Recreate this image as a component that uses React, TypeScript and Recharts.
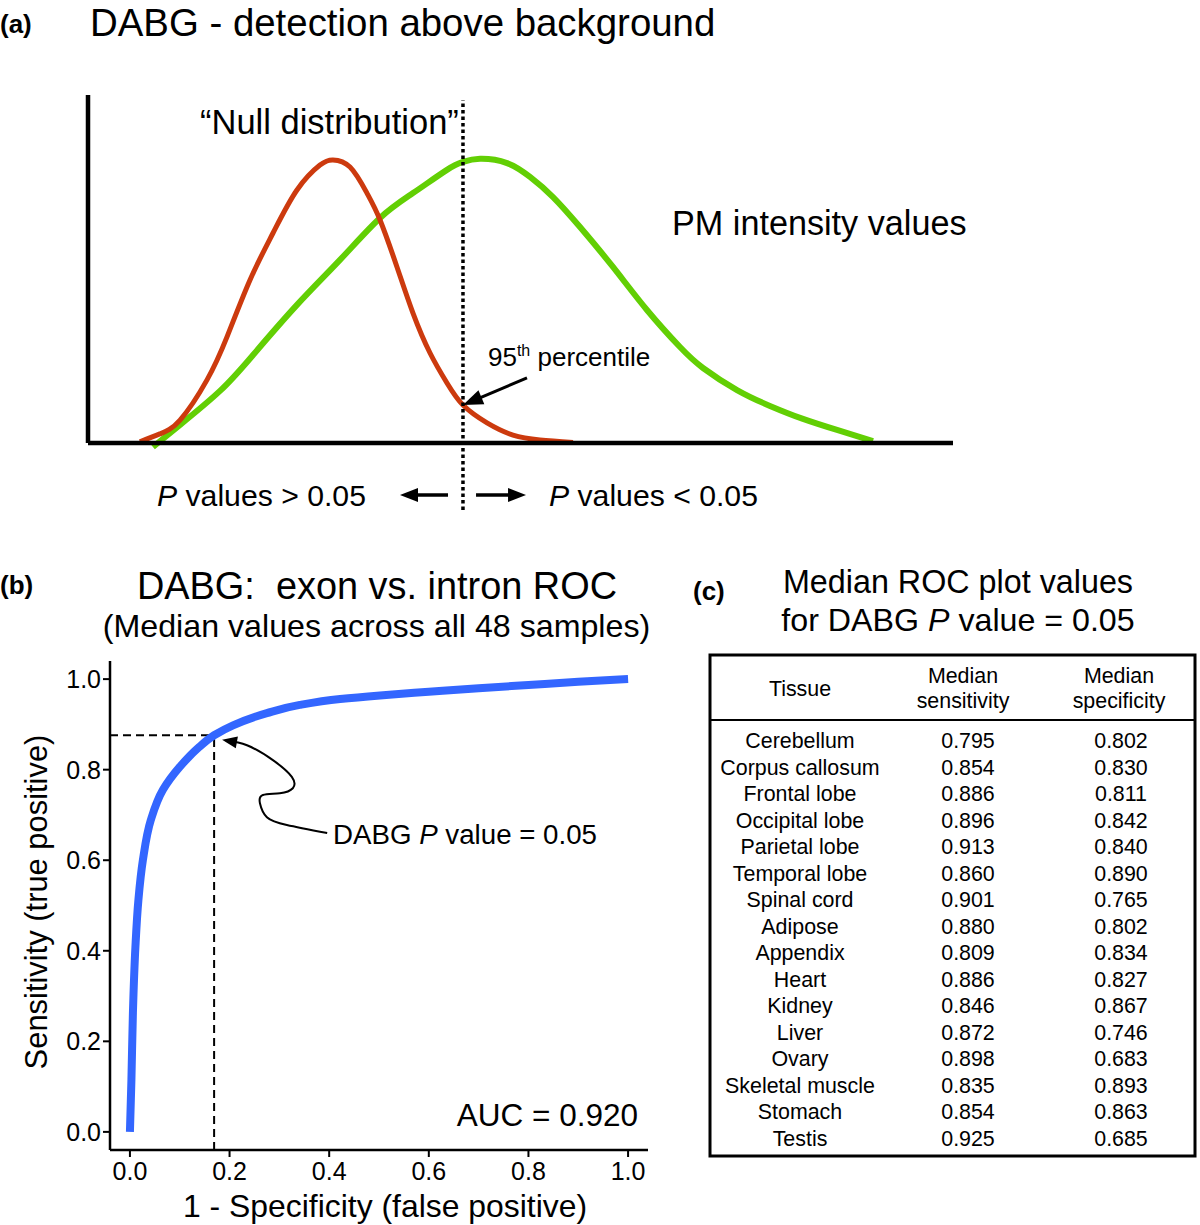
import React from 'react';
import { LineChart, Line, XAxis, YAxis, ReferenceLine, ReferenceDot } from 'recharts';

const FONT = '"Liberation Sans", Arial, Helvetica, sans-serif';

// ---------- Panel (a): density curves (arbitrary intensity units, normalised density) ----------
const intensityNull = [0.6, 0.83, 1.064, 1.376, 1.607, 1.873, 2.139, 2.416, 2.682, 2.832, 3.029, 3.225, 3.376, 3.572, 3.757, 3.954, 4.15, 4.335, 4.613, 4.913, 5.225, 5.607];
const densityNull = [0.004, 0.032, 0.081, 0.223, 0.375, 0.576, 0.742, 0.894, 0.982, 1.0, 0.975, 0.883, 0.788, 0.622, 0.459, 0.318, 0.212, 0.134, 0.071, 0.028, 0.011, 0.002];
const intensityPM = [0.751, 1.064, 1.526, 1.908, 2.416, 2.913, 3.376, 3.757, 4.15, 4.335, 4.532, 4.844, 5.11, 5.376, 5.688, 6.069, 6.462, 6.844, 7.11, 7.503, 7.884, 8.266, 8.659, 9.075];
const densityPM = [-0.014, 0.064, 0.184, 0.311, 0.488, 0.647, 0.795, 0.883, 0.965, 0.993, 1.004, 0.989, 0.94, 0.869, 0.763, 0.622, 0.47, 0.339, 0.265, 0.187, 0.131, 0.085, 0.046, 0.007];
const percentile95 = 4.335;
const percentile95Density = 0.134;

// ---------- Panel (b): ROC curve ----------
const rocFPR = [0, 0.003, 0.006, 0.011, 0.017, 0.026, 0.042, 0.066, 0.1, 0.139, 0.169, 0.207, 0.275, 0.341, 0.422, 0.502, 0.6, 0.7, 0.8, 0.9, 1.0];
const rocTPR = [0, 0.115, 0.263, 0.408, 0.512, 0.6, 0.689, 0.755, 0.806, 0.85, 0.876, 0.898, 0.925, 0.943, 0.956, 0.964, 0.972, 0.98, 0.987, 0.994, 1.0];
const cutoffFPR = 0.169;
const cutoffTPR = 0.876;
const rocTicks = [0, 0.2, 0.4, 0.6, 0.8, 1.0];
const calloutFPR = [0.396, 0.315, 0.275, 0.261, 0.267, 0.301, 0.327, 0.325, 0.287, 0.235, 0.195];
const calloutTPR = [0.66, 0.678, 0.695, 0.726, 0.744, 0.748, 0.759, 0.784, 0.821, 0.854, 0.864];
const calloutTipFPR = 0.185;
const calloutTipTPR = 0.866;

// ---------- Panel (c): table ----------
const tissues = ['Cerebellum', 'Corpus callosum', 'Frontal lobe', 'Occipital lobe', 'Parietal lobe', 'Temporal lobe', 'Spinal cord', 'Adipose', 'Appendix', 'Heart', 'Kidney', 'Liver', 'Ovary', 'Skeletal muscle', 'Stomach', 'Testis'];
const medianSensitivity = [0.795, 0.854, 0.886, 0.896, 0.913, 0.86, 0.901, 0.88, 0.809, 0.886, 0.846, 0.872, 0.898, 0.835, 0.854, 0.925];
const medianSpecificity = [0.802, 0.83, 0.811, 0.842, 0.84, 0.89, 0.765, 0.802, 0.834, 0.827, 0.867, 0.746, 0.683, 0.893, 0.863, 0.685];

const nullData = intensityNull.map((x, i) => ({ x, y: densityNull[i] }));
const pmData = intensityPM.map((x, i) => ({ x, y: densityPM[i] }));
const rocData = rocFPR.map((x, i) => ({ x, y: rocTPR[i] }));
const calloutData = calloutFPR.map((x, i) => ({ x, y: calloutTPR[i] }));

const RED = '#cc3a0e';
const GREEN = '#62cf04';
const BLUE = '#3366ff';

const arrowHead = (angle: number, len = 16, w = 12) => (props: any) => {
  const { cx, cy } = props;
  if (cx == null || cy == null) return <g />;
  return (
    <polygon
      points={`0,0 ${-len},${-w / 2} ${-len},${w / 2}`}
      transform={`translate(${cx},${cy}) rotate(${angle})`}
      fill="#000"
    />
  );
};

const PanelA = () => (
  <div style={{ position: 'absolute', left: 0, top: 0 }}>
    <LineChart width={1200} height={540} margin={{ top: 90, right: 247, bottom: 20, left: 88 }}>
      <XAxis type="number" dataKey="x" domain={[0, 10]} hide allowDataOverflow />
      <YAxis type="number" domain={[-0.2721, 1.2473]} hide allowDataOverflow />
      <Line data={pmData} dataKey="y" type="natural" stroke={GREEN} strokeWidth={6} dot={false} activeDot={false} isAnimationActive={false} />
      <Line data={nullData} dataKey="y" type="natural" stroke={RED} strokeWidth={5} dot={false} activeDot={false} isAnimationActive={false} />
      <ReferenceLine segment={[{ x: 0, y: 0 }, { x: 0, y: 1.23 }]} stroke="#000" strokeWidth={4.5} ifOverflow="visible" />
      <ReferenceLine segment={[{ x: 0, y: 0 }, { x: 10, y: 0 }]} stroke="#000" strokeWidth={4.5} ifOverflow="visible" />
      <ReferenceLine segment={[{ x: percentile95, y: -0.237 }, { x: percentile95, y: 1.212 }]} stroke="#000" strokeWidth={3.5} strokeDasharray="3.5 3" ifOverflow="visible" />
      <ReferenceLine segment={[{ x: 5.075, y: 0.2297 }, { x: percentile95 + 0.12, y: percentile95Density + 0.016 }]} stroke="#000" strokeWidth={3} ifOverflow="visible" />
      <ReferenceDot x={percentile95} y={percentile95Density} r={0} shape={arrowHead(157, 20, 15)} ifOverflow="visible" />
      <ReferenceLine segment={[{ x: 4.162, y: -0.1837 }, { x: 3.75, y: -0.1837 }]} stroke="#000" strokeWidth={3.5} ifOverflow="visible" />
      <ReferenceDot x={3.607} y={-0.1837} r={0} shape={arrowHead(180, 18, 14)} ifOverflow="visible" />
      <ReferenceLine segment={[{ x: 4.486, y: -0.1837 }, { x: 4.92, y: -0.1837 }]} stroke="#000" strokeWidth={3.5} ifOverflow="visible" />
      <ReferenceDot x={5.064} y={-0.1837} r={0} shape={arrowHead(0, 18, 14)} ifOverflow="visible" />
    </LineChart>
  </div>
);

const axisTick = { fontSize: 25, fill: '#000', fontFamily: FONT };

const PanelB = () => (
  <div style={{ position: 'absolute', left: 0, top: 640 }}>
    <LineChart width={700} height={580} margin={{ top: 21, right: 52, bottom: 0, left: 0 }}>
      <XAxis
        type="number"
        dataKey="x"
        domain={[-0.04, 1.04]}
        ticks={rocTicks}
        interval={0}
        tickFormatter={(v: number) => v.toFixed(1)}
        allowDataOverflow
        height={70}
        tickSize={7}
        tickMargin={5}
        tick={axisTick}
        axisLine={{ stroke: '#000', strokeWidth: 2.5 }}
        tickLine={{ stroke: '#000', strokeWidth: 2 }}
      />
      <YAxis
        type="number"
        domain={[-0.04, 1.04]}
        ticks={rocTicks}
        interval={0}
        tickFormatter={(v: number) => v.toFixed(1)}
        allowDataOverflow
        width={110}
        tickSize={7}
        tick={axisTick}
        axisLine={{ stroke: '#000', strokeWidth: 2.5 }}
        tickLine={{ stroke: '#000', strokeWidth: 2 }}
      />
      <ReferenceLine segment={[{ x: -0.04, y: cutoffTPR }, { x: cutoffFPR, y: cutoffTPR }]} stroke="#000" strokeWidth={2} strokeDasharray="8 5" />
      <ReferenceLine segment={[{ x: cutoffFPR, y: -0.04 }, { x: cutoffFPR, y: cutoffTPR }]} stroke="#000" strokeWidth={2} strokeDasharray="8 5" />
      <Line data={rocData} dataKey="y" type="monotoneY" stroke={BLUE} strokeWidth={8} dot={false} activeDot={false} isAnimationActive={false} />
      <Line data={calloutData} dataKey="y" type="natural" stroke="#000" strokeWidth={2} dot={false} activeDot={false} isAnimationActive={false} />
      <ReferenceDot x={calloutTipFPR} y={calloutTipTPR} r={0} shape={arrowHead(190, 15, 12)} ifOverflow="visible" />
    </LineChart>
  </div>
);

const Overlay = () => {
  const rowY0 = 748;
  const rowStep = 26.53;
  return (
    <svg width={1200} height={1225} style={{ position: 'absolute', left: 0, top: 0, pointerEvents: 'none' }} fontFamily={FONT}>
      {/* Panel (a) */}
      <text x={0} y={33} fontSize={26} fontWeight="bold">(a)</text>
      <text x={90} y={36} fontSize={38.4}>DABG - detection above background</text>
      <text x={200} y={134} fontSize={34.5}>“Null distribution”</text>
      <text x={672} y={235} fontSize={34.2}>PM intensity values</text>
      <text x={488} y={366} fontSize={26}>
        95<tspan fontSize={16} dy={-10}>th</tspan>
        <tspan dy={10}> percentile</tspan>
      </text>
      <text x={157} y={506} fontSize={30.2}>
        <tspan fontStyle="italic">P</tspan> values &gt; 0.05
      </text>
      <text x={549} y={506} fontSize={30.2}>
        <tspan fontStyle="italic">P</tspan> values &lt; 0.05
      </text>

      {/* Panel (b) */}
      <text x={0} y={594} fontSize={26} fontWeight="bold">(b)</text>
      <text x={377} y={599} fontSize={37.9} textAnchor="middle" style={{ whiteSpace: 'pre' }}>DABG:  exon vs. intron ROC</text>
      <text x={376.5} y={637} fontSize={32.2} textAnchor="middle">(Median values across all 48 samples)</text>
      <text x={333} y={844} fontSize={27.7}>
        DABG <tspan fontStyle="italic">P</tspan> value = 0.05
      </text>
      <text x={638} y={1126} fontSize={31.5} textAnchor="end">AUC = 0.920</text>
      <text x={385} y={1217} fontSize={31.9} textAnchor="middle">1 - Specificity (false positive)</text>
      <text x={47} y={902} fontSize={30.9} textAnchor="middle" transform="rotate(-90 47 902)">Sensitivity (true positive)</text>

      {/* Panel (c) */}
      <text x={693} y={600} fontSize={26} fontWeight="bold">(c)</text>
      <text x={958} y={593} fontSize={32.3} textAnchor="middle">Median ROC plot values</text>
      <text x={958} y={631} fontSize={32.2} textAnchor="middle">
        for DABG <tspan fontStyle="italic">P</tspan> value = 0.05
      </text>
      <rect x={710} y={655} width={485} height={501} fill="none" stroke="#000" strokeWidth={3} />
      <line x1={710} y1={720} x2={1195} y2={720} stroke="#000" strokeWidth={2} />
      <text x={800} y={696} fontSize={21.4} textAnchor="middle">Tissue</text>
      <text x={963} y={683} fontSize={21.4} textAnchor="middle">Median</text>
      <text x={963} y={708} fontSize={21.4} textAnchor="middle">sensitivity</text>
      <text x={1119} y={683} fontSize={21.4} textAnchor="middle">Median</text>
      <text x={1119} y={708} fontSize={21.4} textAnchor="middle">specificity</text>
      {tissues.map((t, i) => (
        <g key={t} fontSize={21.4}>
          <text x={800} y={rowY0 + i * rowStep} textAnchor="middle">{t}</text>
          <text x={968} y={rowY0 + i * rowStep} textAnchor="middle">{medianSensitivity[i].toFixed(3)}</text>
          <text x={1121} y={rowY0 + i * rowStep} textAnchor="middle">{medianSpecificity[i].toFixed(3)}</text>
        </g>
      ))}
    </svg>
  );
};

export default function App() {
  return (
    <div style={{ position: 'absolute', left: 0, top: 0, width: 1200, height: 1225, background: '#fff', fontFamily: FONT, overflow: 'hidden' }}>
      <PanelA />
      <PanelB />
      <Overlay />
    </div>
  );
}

####

Set the lines above down again, word for word, from the first through the one containing "const percentile95Density = 0.134;"; pictures excluded.

§ **OUTPUT BELOW**:
Recreate this image as a component that uses React, TypeScript and Recharts.
import React from 'react';
import { LineChart, Line, XAxis, YAxis, ReferenceLine, ReferenceDot } from 'recharts';

const FONT = '"Liberation Sans", Arial, Helvetica, sans-serif';

// ---------- Panel (a): density curves (arbitrary intensity units, normalised density) ----------
const intensityNull = [0.6, 0.83, 1.064, 1.376, 1.607, 1.873, 2.139, 2.416, 2.682, 2.832, 3.029, 3.225, 3.376, 3.572, 3.757, 3.954, 4.15, 4.335, 4.613, 4.913, 5.225, 5.607];
const densityNull = [0.004, 0.032, 0.081, 0.223, 0.375, 0.576, 0.742, 0.894, 0.982, 1.0, 0.975, 0.883, 0.788, 0.622, 0.459, 0.318, 0.212, 0.134, 0.071, 0.028, 0.011, 0.002];
const intensityPM = [0.751, 1.064, 1.526, 1.908, 2.416, 2.913, 3.376, 3.757, 4.15, 4.335, 4.532, 4.844, 5.11, 5.376, 5.688, 6.069, 6.462, 6.844, 7.11, 7.503, 7.884, 8.266, 8.659, 9.075];
const densityPM = [-0.014, 0.064, 0.184, 0.311, 0.488, 0.647, 0.795, 0.883, 0.965, 0.993, 1.004, 0.989, 0.94, 0.869, 0.763, 0.622, 0.47, 0.339, 0.265, 0.187, 0.131, 0.085, 0.046, 0.007];
const percentile95 = 4.335;
const percentile95Density = 0.134;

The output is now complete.